— begin —

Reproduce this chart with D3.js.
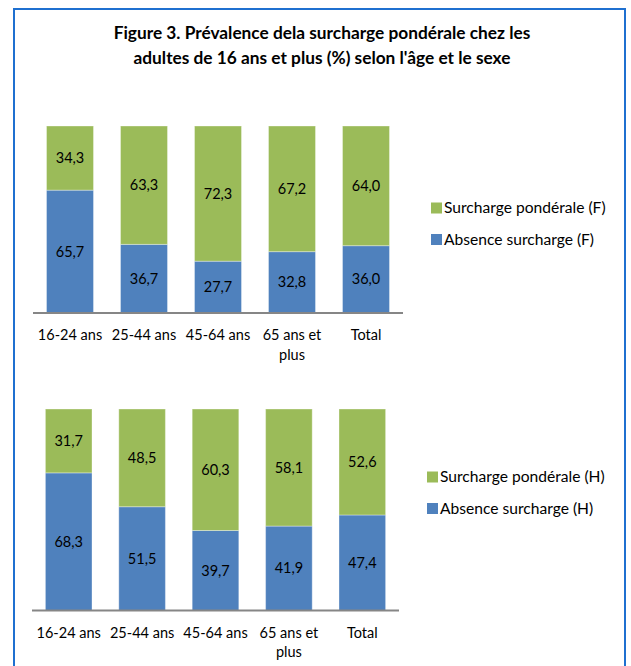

— end —
— begin —

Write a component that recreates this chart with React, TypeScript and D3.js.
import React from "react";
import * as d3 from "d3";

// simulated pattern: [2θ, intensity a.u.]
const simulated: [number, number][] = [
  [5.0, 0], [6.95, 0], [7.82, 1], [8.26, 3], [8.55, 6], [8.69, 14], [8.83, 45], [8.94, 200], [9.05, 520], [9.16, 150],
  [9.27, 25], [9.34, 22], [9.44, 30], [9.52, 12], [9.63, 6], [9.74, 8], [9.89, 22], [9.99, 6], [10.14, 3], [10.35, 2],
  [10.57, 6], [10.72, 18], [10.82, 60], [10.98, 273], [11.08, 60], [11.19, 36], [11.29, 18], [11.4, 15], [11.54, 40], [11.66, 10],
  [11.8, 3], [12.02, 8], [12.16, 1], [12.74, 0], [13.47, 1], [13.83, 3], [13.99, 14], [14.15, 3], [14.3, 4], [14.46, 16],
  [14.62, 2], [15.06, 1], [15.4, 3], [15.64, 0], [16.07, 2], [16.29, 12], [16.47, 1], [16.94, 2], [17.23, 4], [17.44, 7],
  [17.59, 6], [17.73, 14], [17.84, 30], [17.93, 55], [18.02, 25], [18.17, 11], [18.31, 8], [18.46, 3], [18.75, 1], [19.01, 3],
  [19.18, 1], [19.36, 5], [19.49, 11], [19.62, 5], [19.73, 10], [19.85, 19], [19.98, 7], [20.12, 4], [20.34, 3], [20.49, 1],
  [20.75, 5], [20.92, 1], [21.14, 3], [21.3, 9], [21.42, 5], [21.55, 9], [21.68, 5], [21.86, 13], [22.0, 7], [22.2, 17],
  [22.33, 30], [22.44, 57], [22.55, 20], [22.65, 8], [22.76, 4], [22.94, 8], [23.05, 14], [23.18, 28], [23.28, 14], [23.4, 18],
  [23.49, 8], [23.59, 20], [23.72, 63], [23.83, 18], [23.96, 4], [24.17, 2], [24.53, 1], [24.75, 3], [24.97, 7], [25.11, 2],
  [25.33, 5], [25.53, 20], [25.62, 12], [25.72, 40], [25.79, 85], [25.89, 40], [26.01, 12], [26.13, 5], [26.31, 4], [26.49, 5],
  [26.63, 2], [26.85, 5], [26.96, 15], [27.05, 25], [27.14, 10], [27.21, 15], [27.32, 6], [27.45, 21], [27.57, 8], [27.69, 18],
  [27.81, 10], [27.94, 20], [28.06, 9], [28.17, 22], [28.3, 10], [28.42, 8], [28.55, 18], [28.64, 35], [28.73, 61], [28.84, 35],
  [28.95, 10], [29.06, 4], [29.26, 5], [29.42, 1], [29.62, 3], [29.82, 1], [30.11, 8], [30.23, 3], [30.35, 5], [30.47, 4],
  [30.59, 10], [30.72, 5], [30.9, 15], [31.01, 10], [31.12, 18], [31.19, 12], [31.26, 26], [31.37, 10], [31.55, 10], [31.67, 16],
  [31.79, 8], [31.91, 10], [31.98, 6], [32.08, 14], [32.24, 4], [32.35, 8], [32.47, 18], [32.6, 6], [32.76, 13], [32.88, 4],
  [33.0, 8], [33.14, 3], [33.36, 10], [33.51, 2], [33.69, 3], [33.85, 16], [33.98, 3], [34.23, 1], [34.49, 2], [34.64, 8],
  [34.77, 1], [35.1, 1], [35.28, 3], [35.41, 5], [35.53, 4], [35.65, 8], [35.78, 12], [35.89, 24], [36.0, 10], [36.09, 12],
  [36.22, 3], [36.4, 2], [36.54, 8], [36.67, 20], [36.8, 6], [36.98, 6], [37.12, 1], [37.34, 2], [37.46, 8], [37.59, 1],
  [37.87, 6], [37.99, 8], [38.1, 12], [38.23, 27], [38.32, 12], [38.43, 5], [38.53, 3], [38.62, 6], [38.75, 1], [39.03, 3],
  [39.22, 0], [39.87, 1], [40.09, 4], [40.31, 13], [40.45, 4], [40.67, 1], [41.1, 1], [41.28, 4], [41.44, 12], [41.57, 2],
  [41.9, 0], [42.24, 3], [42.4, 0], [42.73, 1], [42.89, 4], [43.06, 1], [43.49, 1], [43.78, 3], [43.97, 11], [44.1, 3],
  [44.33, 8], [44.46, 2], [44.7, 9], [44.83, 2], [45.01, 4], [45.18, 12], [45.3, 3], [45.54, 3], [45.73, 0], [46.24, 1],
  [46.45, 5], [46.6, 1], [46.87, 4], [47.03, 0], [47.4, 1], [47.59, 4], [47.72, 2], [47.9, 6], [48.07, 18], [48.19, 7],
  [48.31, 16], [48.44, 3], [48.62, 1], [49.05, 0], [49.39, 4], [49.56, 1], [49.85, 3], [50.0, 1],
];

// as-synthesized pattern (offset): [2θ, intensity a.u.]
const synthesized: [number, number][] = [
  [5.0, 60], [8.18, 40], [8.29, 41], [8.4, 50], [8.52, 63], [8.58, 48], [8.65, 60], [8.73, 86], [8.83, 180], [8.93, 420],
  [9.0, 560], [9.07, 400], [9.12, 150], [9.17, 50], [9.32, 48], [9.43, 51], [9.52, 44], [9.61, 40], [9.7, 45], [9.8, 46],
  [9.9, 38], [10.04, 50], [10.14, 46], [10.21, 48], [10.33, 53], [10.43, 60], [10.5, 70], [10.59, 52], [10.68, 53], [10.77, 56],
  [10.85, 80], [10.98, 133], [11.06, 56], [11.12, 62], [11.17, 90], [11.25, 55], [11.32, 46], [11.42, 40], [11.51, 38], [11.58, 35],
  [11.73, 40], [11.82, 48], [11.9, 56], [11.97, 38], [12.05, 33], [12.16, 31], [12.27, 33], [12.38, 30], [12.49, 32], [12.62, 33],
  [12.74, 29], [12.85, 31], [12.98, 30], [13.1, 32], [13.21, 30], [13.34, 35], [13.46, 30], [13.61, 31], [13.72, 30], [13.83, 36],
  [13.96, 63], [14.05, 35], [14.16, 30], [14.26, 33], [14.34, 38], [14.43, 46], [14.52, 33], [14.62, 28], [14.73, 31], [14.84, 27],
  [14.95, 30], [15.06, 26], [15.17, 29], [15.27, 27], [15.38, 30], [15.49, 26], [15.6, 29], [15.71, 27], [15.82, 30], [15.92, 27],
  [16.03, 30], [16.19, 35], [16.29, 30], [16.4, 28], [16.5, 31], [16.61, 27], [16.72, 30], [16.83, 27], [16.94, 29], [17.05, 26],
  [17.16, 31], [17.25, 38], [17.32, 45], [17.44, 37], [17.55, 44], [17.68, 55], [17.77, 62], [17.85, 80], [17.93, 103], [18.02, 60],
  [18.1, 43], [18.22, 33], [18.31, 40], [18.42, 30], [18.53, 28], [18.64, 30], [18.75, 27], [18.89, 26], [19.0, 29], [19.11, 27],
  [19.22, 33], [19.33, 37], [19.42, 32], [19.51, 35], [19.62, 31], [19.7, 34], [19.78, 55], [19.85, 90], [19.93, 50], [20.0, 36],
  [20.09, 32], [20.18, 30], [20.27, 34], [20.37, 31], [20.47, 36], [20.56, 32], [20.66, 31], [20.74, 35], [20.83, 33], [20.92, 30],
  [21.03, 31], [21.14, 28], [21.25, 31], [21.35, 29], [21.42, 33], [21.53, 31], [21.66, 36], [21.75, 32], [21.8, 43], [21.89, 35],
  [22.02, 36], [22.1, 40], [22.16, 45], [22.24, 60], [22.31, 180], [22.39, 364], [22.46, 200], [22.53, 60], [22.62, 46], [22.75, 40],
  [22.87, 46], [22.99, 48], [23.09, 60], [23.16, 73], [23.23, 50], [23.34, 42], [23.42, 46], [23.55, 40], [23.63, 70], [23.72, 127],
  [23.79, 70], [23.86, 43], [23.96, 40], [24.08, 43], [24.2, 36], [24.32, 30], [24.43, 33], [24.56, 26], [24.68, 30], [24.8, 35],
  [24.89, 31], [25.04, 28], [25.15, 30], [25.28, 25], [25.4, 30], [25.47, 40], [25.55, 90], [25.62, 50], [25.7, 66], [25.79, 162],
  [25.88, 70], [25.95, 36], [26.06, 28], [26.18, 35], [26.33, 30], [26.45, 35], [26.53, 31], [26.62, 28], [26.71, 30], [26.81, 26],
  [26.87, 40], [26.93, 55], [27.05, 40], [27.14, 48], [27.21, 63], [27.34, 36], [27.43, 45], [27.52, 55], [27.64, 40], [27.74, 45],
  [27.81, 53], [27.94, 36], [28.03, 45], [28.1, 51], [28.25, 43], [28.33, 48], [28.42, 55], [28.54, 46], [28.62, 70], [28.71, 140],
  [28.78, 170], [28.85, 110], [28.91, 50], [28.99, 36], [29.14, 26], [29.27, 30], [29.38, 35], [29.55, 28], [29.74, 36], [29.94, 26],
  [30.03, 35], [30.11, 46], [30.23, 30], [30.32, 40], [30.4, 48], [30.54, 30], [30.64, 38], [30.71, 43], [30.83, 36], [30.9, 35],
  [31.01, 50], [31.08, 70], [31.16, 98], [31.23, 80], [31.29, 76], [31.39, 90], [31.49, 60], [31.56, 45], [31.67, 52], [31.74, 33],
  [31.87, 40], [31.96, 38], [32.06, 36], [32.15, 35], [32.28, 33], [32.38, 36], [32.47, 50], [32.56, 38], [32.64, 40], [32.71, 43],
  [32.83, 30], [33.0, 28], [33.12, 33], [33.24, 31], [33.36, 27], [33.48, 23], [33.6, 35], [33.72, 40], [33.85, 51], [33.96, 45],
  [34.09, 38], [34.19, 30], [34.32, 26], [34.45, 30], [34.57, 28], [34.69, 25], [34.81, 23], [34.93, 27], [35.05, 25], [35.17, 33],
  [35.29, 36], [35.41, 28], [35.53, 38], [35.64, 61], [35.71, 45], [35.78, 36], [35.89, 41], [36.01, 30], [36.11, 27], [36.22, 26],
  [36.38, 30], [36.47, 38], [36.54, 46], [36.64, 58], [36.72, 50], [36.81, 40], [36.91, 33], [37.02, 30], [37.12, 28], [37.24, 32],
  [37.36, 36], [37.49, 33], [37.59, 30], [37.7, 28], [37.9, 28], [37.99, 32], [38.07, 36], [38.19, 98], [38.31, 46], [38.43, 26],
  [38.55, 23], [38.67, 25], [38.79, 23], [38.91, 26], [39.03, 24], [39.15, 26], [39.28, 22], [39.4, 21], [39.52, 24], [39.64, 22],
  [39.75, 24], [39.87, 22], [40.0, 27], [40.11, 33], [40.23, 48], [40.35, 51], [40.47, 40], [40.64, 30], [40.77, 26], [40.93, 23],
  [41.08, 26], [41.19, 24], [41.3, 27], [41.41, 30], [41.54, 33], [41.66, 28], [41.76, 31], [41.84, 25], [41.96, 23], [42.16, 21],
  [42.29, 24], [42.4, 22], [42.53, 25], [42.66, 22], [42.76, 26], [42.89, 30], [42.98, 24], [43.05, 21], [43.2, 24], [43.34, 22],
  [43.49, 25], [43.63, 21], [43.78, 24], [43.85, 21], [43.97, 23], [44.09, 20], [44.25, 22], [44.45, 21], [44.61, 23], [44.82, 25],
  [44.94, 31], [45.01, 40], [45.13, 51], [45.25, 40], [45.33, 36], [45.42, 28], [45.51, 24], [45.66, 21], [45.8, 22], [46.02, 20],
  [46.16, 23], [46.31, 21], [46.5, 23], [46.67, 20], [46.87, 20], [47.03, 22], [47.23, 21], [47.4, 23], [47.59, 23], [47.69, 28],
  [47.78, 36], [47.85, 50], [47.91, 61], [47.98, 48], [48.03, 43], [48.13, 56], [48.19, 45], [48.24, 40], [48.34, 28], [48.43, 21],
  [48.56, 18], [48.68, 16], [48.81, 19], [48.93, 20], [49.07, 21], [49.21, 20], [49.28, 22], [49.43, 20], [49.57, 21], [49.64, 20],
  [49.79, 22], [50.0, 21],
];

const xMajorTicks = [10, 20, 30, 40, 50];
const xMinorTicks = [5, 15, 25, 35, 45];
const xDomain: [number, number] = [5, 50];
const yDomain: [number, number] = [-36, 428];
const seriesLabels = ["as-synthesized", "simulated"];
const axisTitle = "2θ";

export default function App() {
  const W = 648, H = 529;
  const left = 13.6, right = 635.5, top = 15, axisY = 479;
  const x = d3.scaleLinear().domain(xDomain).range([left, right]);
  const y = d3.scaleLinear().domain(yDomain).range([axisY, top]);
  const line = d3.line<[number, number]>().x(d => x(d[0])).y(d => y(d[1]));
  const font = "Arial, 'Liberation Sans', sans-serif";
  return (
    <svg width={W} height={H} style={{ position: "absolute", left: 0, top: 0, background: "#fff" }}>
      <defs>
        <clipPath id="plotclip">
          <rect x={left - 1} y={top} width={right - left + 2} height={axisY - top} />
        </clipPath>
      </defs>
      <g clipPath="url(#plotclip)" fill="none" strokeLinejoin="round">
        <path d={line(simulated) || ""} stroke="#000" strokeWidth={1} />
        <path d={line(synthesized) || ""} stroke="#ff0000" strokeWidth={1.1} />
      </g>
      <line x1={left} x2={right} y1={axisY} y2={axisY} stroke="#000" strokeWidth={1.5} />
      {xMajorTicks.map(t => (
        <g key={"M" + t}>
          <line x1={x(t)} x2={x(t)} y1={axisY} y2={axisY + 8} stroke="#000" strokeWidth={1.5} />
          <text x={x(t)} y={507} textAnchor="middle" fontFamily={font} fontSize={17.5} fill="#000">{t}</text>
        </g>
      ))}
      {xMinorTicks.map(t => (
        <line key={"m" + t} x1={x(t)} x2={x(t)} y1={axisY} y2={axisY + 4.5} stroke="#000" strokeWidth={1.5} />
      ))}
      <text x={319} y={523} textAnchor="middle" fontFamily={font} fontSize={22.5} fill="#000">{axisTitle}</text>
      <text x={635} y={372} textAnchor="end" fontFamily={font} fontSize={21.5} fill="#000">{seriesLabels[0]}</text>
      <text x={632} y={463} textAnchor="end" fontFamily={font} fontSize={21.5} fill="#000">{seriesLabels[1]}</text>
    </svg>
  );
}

— end —

» **What the task requires**
Provide only the number of lines in the records containing the string "with".

» **Written answer**
2